WRITTEN PROBLEM:
Bring together all lines of the material below that contain the string "this".
Start of SOURCE EXCERPT
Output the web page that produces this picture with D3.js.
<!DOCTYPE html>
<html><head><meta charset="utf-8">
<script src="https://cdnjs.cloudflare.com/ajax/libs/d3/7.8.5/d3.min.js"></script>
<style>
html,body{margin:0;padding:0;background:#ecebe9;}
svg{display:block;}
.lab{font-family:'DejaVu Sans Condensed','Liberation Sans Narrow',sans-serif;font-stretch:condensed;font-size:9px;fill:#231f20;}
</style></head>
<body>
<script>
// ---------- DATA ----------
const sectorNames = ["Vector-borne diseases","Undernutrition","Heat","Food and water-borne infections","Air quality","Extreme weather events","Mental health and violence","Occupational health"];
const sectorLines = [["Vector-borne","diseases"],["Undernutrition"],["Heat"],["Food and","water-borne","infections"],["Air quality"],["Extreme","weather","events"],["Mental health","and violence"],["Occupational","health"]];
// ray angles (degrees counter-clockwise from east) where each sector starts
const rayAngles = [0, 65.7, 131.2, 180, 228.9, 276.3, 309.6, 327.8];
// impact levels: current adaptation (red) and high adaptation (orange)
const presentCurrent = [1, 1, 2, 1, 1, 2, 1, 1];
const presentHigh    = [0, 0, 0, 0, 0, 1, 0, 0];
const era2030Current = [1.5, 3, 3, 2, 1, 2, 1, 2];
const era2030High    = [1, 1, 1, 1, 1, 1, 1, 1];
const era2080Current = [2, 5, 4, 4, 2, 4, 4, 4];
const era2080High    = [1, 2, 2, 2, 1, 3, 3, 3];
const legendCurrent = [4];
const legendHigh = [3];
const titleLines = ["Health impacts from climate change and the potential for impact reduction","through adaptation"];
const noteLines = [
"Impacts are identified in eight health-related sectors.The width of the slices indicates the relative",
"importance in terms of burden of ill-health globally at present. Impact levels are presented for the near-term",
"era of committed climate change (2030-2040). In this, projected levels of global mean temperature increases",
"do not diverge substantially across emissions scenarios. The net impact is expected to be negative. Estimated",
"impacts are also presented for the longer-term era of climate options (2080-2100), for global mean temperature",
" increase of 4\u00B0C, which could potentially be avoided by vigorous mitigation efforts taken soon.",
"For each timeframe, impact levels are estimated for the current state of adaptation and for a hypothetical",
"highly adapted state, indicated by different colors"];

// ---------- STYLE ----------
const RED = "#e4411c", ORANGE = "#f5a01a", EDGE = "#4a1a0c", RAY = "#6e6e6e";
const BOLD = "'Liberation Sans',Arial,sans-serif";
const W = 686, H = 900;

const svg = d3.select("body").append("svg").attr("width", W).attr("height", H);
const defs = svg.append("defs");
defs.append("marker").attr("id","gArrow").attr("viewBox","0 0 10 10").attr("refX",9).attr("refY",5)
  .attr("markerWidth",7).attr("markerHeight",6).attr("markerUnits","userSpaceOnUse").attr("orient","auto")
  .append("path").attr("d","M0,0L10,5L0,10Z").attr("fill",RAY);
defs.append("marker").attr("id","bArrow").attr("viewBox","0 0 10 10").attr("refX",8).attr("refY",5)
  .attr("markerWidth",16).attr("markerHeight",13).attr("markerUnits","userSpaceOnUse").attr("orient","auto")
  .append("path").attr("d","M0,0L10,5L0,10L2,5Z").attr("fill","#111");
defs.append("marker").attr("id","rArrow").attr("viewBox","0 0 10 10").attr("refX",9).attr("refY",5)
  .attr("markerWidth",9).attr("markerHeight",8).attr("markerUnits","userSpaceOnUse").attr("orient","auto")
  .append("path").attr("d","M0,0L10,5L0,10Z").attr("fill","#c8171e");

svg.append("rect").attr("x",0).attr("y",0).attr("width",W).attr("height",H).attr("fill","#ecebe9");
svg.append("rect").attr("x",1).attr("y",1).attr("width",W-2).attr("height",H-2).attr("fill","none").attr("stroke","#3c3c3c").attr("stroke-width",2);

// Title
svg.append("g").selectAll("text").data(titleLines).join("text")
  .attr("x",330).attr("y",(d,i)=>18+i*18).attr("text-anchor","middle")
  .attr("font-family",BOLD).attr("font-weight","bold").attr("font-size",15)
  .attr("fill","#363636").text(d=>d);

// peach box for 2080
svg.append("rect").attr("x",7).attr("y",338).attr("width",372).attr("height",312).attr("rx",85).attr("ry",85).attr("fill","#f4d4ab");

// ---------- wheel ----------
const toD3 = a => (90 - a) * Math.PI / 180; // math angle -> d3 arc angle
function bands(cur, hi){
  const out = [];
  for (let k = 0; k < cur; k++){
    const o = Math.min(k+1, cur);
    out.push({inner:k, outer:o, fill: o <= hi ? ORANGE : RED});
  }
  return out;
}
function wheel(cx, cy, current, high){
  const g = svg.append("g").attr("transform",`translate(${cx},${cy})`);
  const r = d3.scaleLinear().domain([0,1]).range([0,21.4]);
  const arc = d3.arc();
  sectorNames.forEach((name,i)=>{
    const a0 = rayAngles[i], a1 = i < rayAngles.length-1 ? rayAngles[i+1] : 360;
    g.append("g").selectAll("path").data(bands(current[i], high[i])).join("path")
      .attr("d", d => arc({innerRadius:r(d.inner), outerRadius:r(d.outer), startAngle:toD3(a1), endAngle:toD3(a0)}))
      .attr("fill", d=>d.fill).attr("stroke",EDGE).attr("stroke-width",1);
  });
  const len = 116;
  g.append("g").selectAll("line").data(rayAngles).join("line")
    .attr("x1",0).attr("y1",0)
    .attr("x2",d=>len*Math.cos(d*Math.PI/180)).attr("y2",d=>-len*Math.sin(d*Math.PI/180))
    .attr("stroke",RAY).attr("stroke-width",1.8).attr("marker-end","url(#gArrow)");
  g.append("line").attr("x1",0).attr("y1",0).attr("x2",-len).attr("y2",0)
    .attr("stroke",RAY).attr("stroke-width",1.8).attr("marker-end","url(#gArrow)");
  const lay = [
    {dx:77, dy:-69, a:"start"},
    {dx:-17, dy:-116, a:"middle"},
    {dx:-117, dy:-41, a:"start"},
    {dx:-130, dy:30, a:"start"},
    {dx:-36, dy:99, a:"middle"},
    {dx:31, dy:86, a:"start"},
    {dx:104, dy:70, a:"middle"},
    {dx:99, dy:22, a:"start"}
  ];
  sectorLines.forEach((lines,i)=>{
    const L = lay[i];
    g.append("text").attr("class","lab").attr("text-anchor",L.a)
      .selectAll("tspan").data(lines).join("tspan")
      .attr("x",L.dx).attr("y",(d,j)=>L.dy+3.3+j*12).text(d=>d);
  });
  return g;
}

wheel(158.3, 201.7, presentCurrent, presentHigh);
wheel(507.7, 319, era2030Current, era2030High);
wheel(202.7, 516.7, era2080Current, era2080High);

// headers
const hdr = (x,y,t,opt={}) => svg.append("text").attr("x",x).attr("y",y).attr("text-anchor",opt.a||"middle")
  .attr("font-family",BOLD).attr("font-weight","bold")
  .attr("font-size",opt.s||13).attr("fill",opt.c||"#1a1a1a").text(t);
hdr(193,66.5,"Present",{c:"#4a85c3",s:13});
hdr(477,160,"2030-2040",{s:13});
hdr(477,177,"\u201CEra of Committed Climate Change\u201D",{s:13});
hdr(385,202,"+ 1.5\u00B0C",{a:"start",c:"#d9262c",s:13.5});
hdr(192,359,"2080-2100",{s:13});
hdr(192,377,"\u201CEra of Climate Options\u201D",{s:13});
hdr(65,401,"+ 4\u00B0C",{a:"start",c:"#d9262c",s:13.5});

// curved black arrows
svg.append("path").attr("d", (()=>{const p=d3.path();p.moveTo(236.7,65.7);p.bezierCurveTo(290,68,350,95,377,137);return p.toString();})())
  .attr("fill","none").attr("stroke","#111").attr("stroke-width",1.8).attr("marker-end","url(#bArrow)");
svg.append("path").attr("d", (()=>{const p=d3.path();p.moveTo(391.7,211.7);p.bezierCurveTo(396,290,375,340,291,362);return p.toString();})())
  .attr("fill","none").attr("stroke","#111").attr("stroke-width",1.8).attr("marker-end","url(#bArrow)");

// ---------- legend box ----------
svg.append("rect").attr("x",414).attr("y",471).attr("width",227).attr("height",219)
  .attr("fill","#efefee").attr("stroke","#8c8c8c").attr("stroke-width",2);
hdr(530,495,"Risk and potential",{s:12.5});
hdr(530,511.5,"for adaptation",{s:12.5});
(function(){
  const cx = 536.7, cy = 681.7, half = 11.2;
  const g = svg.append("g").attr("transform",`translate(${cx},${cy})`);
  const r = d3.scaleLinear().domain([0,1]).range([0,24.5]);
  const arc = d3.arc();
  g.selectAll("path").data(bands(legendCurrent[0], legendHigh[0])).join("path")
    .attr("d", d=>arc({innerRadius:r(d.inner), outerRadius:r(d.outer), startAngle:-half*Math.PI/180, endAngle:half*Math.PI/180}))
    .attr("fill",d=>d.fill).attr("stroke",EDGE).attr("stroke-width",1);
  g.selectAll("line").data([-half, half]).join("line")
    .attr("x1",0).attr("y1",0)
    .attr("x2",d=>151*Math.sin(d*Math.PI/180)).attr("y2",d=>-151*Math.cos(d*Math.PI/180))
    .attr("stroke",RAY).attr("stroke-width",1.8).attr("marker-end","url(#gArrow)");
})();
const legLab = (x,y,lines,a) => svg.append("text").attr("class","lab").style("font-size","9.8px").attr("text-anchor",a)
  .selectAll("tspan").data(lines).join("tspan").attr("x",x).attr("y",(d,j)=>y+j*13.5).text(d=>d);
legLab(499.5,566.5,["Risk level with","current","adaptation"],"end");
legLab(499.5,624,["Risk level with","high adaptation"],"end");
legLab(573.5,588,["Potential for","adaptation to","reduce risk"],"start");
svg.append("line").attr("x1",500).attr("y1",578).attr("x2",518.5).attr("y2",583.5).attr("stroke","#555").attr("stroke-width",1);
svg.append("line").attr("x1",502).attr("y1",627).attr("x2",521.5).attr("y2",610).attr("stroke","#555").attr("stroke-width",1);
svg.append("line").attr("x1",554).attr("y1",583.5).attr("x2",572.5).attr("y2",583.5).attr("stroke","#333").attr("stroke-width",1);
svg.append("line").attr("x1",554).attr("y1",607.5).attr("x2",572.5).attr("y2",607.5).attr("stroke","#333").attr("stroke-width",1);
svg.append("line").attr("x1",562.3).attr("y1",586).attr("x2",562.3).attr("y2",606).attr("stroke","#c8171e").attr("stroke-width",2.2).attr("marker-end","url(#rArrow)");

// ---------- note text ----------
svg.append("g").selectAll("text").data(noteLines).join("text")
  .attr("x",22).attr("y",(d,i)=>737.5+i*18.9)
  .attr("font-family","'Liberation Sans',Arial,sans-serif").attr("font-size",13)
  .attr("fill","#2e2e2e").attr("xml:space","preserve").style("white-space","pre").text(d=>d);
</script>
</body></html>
End of SOURCE EXCERPT
WRITTEN ANSWER:
Output the web page that produces this picture with D3.js.
"era of committed climate change (2030-2040). In this, projected levels of global mean temperature increases",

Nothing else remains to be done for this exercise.